Lindomar era um pai dedicado, de origem humilde e rural. Sua casa ainda estava inacabada: Não havia muros, nas paredes externas faltava reboco e a maior parte do piso ainda não tinha recebido revestimentos. Aliás, a maioria das casas de sua vizinhança se encontrava em condição semelhante. E justamente devido à falta do acabamento, a aparência das casas da invasão ajudava a reforçar estereótipos destinados a inferiorizar seus moradores. Como resultado, criava-se uma falsa imagem segundo a qual os moradores da invasão seriam mais carentes em comparação àqueles moradores da outra parte do setor cujas casas já estavam acabadas e escrituradas. Pura ilusão, uma vez que não haviam significativas diferenças de renda familiar entre uma parte e outra dos domicílios daquele bairro. E ninguém melhor para atestar isso do que a própria pessoa que realizara o recenseamento de todo aquele perímetro, ou seja, eu. A causa, então, por trás do atraso na conclusão de suas obras não eram devido a diferenças de renda familiar, mas sim, pelo simples fato de não terem sido assistidos pelo programa habitacional MCMV. Deste modo, tiveram que erguer suas casas usando recursos próprios, economizados, ano após ano, a duras penas.
Duas outras características comuns àquelas residências eram a presença tanto de cisternas para captação de água como o cultivo de plantas para fins culinários e medicinais. Invariavelmente, tal plantio era realizado em pequenos canteiros ou em latas vazias, como ocorria na casa da vó Tê.

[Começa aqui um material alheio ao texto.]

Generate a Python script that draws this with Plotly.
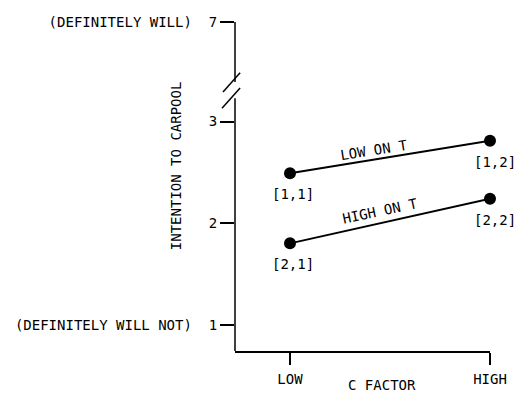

Enquanto Ana Cleide e Glacylene preparavam o café, Lindomar e eu permanecemos na sala observando as crianças brincarem. Mica e Denílson corriam com o Biscoito na frente da casa, enquanto Robson, sentado sobre uma pilha de tijolos, os observava serenamente. Pedi licença a Lindomar e me aproximei de Robson na esperança de instigá-lo a tomar parte na brincadeira:
p. 31— Aí Robson? O tio Ton teve uma ideia! O que acha de chamarmos aqueles dois para uma aposta? Uma corrida até a venda da esquina. Quem chegar primeiro escolhe o sabor do pote de sorvete que o tio Ton vai comprar para todos.
Sem demonstrar entusiasmo, Robson desceu da pilha de tijolos, limpou o pó das mãos em seu calção, ensaiou um discretíssimo sorriso e pronunciou um acanhado “tá bom tio”.
Assim, convoquei Mica e Denílson para a competição. Risquei no chão a linha de largada, defini o trajeto e pedi que ficassem atentos ao meu comando. Porém, antes de eu dar o sinal, Mica se aproximou de Robson dizendo-lhe:
— Não fique com medo. Se não quiser, não precisa entrar na venda.
Aquilo me deixou intrigado. Contudo, preferi não dar importância para não deixar o Robson constrangido.
E Robson correu o mais rápido que pôde. Foi o primeiro a chegar à venda. Mas, conforme sugeriu Mica, não quis entrar. Respeitei a sua decisão. E para garantir a premiação, pedi ao Mica que lhe perguntasse qual era o sabor do sorvete de sua preferência. Mica me olhou por um momento e antecipou:
— Tio Ton? O Robson quer que o Denílson escolha o sabor do sorvete.
Temendo trair a confiança de Robson, fui até a porta da venda para saber de sua decisão. Retraído, Robson virou-se para outro lado, abaixou a cabeça e me perguntou:
— O Denílson pode escolher pra mim, Tio?
Comprei o sorvete sugerido por Denílson e voltamos para a casa de Lindomar. No caminho fiquei me perguntado se o Mica não teria lido os pensamentos de Robson. Não sei. Talvez eu já estivesse autossugestionado.